The same can’t be said of his takes on other art forms, such as photography, film and theater. In an essay ostensibly about the photographer Leonard Freed’s photos of the 1963 March on Washington, Dyson skirts the aesthetics of the art form and the artist, instead focusing the majority of the piece on his personal hero, Martin Luther King Jr., whom he describes, in another essay, as “the greatest American to ever live.” By passing up opportunities to apply his critical lens to lesser-known culture makers or to add new insights to older works, Dyson essentially offers up what amounts to a scholarly greatest-hits album.

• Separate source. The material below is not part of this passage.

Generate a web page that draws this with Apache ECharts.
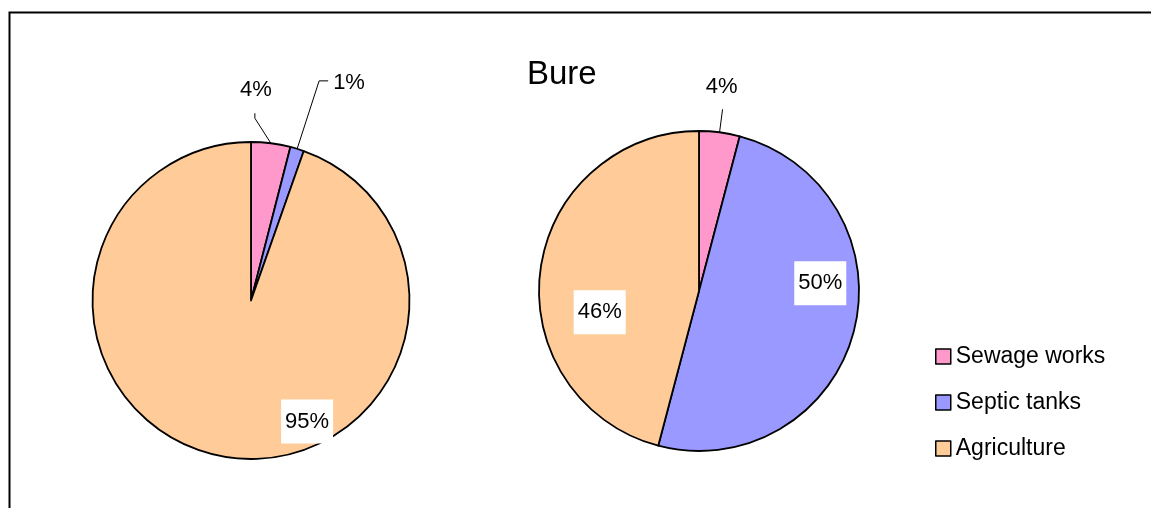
<!DOCTYPE html>
<html>
<head>
<meta charset="utf-8">
<script src="https://cdn.jsdelivr.net/npm/echarts@6/dist/echarts.min.js"></script>
<style>
html,body{margin:0;padding:0;background:#fff;}
#chart{width:1151px;height:508px;}
</style>
</head>
<body>
<div id="chart"></div>
<script>
// ---- data ----
const chartTitle = 'Bure';
const categories = ['Sewage works', 'Septic tanks', 'Agriculture'];
const leftValues = [4.0, 1.4, 94.6];
const rightValues = [4.1, 50.0, 45.9];
const colors = ['#FF99CC', '#9999FF', '#FFCC99'];

// ---- label placement (relative offsets, not data) ----
const labelPlace = {
  '0-0': { outside: true, line: [[-16, -25], [-16, -30]], text: [-15, -53], align: 'center' },
  '0-1': { outside: true, line: [[22, -68], [31, -68]], text: [36, -66], align: 'left' },
  '0-2': { outside: false, d: [70, 40] },
  '1-0': { outside: true, line: [[3, -23]], text: [2, -45], align: 'center' },
  '1-1': { outside: false, d: [41, -29] },
  '1-2': { outside: false, d: [-17, 32] }
};

const FONT = "'Liberation Sans', Arial, sans-serif";

function buildData(seriesIndex, values) {
  return categories.map((name, i) => {
    const p = labelPlace[seriesIndex + '-' + i];
    const item = { name: name, value: values[i], itemStyle: { color: colors[i] } };
    if (p.outside) {
      item.label = { position: 'outside', backgroundColor: 'transparent', padding: 0 };
      item.labelLine = { show: true, length: 20, length2: 5 };
    } else {
      item.label = { position: 'inside', backgroundColor: '#ffffff', padding: [11, 4] };
      item.labelLine = { show: false };
    }
    return item;
  });
}

function layoutFn(params) {
  const p = labelPlace[params.seriesIndex + '-' + params.dataIndex];
  if (!p) return {};
  if (p.outside && params.labelLinePoints) {
    const p0 = params.labelLinePoints[0];
    const pts = [[p0[0], p0[1]]].concat(p.line.map(o => [p0[0] + o[0], p0[1] + o[1]]));
    return {
      x: p0[0] + p.text[0],
      y: p0[1] + p.text[1],
      align: p.align,
      verticalAlign: 'middle',
      labelLinePoints: pts
    };
  }
  const r = params.labelRect;
  return {
    x: r.x + r.width / 2 + p.d[0],
    y: r.y + r.height / 2 + p.d[1],
    align: 'center',
    verticalAlign: 'middle'
  };
}

function pieSeries(idx, values, center, radius) {
  return {
    type: 'pie',
    center: center,
    radius: radius,
    startAngle: 90,
    clockwise: true,
    avoidLabelOverlap: false,
    silent: true,
    itemStyle: { borderColor: '#000', borderWidth: 1.8 },
    label: {
      show: true,
      formatter: function (p) { return Math.round(p.percent) + '%'; },
      color: '#000',
      fontFamily: FONT,
      fontSize: 22
    },
    labelLine: { lineStyle: { color: '#000', width: 1 } },
    labelLayout: layoutFn,
    emphasis: { disabled: true },
    data: buildData(idx, values)
  };
}

const chart = echarts.init(document.getElementById('chart'), null, { renderer: 'canvas' });
chart.setOption({
  animation: false,
  backgroundColor: '#ffffff',
  title: {
    text: chartTitle,
    left: 527,
    top: 58,
    padding: 0,
    textStyle: { fontFamily: FONT, fontSize: 33, fontWeight: 'normal', color: '#000' }
  },
  legend: {
    orient: 'vertical',
    left: 930,
    top: 340,
    itemWidth: 15,
    itemHeight: 15,
    itemGap: 23,
    icon: 'rect',
    selectedMode: false,
    data: categories,
    itemStyle: { borderColor: '#000', borderWidth: 1.5 },
    textStyle: { fontFamily: FONT, fontSize: 23, color: '#000', lineHeight: 23 }
  },
  graphic: [{
    type: 'rect',
    shape: { x: 9.5, y: 12.5, width: 1300, height: 700 },
    style: { fill: 'none', stroke: '#000', lineWidth: 2 },
    silent: true,
    z: 100
  }],
  series: [
    pieSeries(0, leftValues, [251, 300.5], 158.5),
    pieSeries(1, rightValues, [699, 291], 160)
  ]
});
</script>
</body>
</html>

Known for extemporizing full speeches and sermons without notes, Dyson plays in the space between preacher and poet. In one essay, he links the biblical story of Abraham and Isaac to Michael Brown’s killing at the hands of the police, crafting a thoughtful and moving showcase of his liberation theology. Likewise, his eulogy for the firebrand poet Amiri Baraka brims with eloquence, insight and deep respect, despite the fact that he was often at odds with Baraka when Baraka was alive.
There is also a stylistic performance taking place within the pages of the book: that of the public Black intellectual demonstrating that he is erudite yet still hip, referencing philosophers and theorists like Kant, Derrida and Foucault while also name-checking rappers like Nas and Jay-Z. (Dyson, who has a Ph.D. from Princeton and is currently a professor at Vanderbilt University, likes to remind the reader that he is on a first-name, cellphone-number-having basis with many of the luminaries of whom he writes.)
Dyson isn’t known for brevity or restraint. He tends to milk his metaphors for all they are worth, at times layering the wordplay until it becomes one paragraph-long big pun. In his essay on Al Sharpton, he acknowledges the inherent excess of this approach, but he can’t resist. “Al Sharpton never claimed to be the Almighty. But Rev. Al is certainly the best Alternative to the Alienating effect and the Alarming ignorance of many political leaders,” he writes. “While that bit of wordplay may be hokey, or goofy, or corny, there is nothing of the sort in the leadership of Al Sharpton.”
“Entertaining Race” would benefit from greater curation and clearer vision. Some sections, such as the transcribed conversations with younger peers and debates with conservative pundits, feel like filler that is only tangentially connected to the book’s theme. His essay detailing the rise of the “Black digital intelligentsia,” which includes scholars and writers such as Melissa Harris-Perry, Brittney Cooper and Ta-Nehisi Coates, more capably meets Dyson’s desire to engage with younger scholars. And in a truly odd move, Dyson ends his book with a somewhat rambling commencement speech that he gave 25 years ago at the University of North Carolina in support of Generation X’s youth culture.
Still, Dyson’s fans may relish this opportunity to read his early academic papers, in which his literary voice was still forming. They bring into relief those of his more signature style, full of the alliteration and anaphora that mark the best of Black oratory and written word.